Until I started listening to Stanley Lombardo’s translation of Homer’s Odyssey, my primary association with the name Telemachus was from The Illuminatus! Trilogy, in which the Roberts Shea and Wilson make fun of Atlas Shrugged with a cult novel called Telemachus Sneezed. I thought that was a funny spoof title for the trippy spoof novel.

Imagine my surprise, a dozen years later, when I encounter this passage from the Odyssey, in which Penelope addresses a servant:

“As for the suitors, let them take their pleasure indoors or out as they will, for they have nothing to fret about. Their corn and wine remain unwasted in their houses with none but servants to consume them, while they keep hanging about our house day after day sacrificing our oxen, sheep, and fat goats for their banquets, and never giving so much as a thought to the quantity of wine they drink. No estate can stand such recklessness, for we have now no Odysseus to protect us. If he were to come again, he and his son would soon have their revenge.”

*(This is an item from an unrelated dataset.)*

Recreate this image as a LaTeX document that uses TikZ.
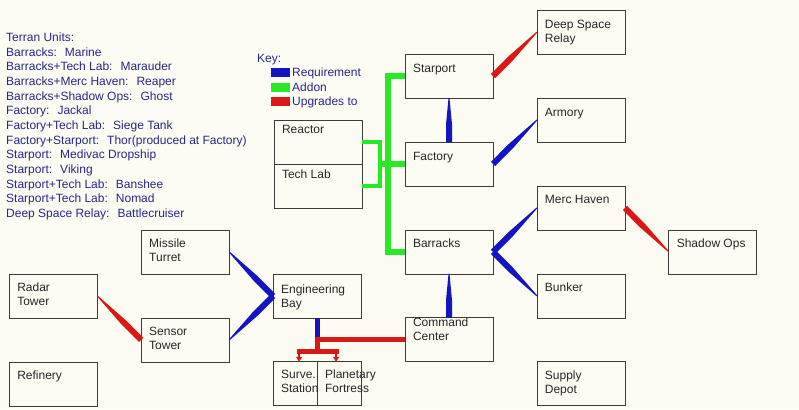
\documentclass[tikz,border=0pt]{standalone}
\usepackage{fontspec}
\setmainfont{Liberation Sans}
\usetikzlibrary{positioning, calc, arrows.meta}

\definecolor{paper}{RGB}{253,252,243}
\definecolor{boxline}{RGB}{60,60,60}
\definecolor{navy}{RGB}{38,38,140}
\definecolor{reqblue}{RGB}{20,20,195}
\definecolor{addgreen}{RGB}{40,232,40}
\definecolor{upgred}{RGB}{218,24,24}

% tapered link: thick at #2, thin at #3
\newcommand{\wedgelink}[3]{%
  \fill[#1] ($(#2)!3pt!90:(#3)$) -- ($(#2)!.4!(#3)!3pt!90:(#3)$)
    -- ($(#3)!.5pt!-90:(#2)$) -- ($(#3)!.5pt!90:(#2)$)
    -- ($(#2)!.4!(#3)!3pt!-90:(#3)$) -- ($(#2)!3pt!-90:(#3)$) -- cycle;}
\newcommand{\unitsep}{:\hspace{8pt}}

\tikzset{boxw/.initial=88pt, firstline/.initial=18pt}

\begin{document}
\begin{tikzpicture}[
        x=1pt, y=-1pt,
        node distance=43.9pt and 43.9pt,
        bld/.style={rectangle, draw=boxline, line width=0.8pt, fill=paper, minimum width=88pt, minimum height=44pt, inner sep=0pt, outer sep=0pt, text=black!85, font=\fontsize{12}{14}\selectfont,
            execute at begin node={\begin{minipage}[c][44pt][t]{\pgfkeysvalueof{/tikz/boxw}}\raggedright\leftskip=8pt\relax\rule{0pt}{\pgfkeysvalueof{/tikz/firstline}}},
            execute at end node={\end{minipage}}},
        half/.style={bld, boxw=44pt, minimum width=44pt},
        notes/.style={anchor=north west, inner sep=0pt, align=left, text=navy, font=\fontsize{12}{14.67}\selectfont},
        keysq/.style={anchor=north west, minimum width=19pt, minimum height=9pt, inner sep=0pt},
        keytxt/.style={anchor=base west, inner sep=0pt, text=navy, font=\fontsize{12}{14}\selectfont},
        addon/.style={draw=addgreen, line width=6pt},
        addonthin/.style={draw=addgreen, line width=4.5pt},
        reqline/.style={draw=reqblue, line width=5pt},
        upgline/.style={draw=upgred, line width=5pt},
        upgtip/.style={draw=upgred, line width=2pt, -{Triangle[width=6pt, length=5pt]}}
    ]
        \fill[paper] (0,0) rectangle (799,409);

        % Unit list
        \node[notes] (units) at (6,32.5) {Terran Units:\\
            Barracks\unitsep Marine\\
            Barracks+Tech Lab\unitsep Marauder\\
            Barracks+Merc Haven\unitsep Reaper\\
            Barracks+Shadow Ops\unitsep Ghost\\
            Factory\unitsep Jackal\\
            Factory+Tech Lab\unitsep Siege Tank\\
            Factory+Starport\unitsep Thor(produced at Factory)\\
            Starport\unitsep Medivac Dropship\\
            Starport\unitsep Viking\\
            Starport+Tech Lab\unitsep Banshee\\
            Starport+Tech Lab\unitsep Nomad\\
            Deep Space Relay\unitsep Battlecruiser};

        % Key
        \node[keytxt] (keylbl) at (257,63) {Key:};
        \node[keysq, fill=reqblue] (keyreq) at (271,68) {};
        \node[keytxt] (keyreqtxt) at (292,77) {Requirement};
        \node[keysq, fill=addgreen] (keyadd) at (271,83) {};
        \node[keytxt] (keyaddtxt) at (292,92) {Addon};
        \node[keysq, fill=upgred] (keyupg) at (271,97) {};
        \node[keytxt] (keyupgtxt) at (292,106) {Upgrades to};

        % Production
        \node[bld, anchor=north west] (factory) at (405,142) {Factory};
        \node[bld, above=of factory] (starport) {Starport};
        \node[bld, below=of factory] (barracks) {Barracks};
        \node[bld, below=of barracks, firstline=9pt] (cc) {Command\\Center};

        % Addons
        \node[bld, anchor=south east, firstline=13pt] (reactor) at ([xshift=-43pt]factory.west) {Reactor};
        \node[bld, anchor=north east, firstline=14pt] (techlab) at ([xshift=-43pt]factory.west) {Tech Lab};

        % Tech buildings
        \node[bld, above right=0pt and 43.9pt of starport] (dsr) {Deep Space\\Relay};
        \node[bld, above right=0pt and 43.9pt of factory] (armory) {Armory};
        \node[bld, above right=0pt and 43.9pt of barracks] (merc) {Merc Haven};
        \node[bld, below right=0pt and 43.9pt of merc] (shadow) {Shadow Ops};
        \node[bld, below right=0pt and 43.9pt of barracks] (bunker) {Bunker};
        \node[bld, below right=0pt and 43.9pt of cc] (depot) {Supply\\Depot};

        % Defence
        \node[bld, below left=0pt and 43.9pt of barracks, firstline=20pt] (engbay) {Engineering\\Bay};
        \node[half, below left=0pt and 43.9pt of cc, firstline=17pt] (fortress) {Planetary\\Fortress};
        \node[half, left=0pt of fortress, firstline=17pt] (surve) {Surve.\\Station};
        \node[bld, above left=0pt and 43.9pt of engbay] (turret) {Missile\\Turret};
        \node[bld, below left=0pt and 43.9pt of engbay] (sensor) {Sensor\\Tower};
        \node[bld, above left=0pt and 43.9pt of sensor] (radar) {Radar\\Tower};
        \node[bld, below left=0pt and 43.9pt of sensor] (refinery) {Refinery};

        % Addon lines
        \coordinate (trunk) at ([xshift=-17pt]factory.west);
        \coordinate (brk) at ([xshift=18pt]reactor.south east);
        \draw[addon] (starport.west) -| (trunk) |- (barracks.west);
        \draw[addon] (brk) -- (factory.west);
        \draw[addonthin] (reactor.east) -| (brk) |- (techlab.east);

        % Requirements
        \wedgelink{reqblue}{factory.north}{starport.south}
        \wedgelink{reqblue}{factory.east}{armory.west}
        \wedgelink{reqblue}{cc.north}{barracks.south}
        \wedgelink{reqblue}{barracks.east}{merc.west}
        \wedgelink{reqblue}{barracks.east}{bunker.west}
        \wedgelink{reqblue}{engbay.west}{turret.east}
        \wedgelink{reqblue}{engbay.west}{sensor.east}

        % Upgrades
        \wedgelink{upgred}{starport.east}{dsr.west}
        \wedgelink{upgred}{merc.east}{shadow.west}
        \wedgelink{upgred}{sensor.west}{radar.east}

        \coordinate (fork) at (engbay.south |- cc.west);
        \draw[reqline] (engbay.south) -- (fork);
        \draw[upgline] (cc.west) -- (fork) -- ++(0,12) coordinate (bar);
        \coordinate (ldrop) at ([xshift=4pt]surve.north);
        \coordinate (rdrop) at ([xshift=-3pt]fortress.north);
        \draw[upgline, line cap=rect] (ldrop |- bar) -- (rdrop |- bar);
        \draw[upgtip] (ldrop |- bar) -- (ldrop);
        \draw[upgtip] (rdrop |- bar) -- (rdrop);

    \end{tikzpicture}
\end{document}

As she spoke Telemachus sneezed so loudly that the whole house resounded with it. Penelope laughed when she heard this, and said to Eumaeus, “Go and call the stranger; did you not hear how my son sneezed just as I was speaking? This can only mean that all the suitors are going to be killed, and that not one of them shall escape.

Apparently, the ancients considered a sneeze to be a good omen.

(And, apparently, the ancients considered mass murder to make a happy ending.)


One Response to Telemachus sneezed

  1. What is remarkable is that, even to modern Greeks, sneezing is a sign that the speaker tells the truth, millennia after Homer!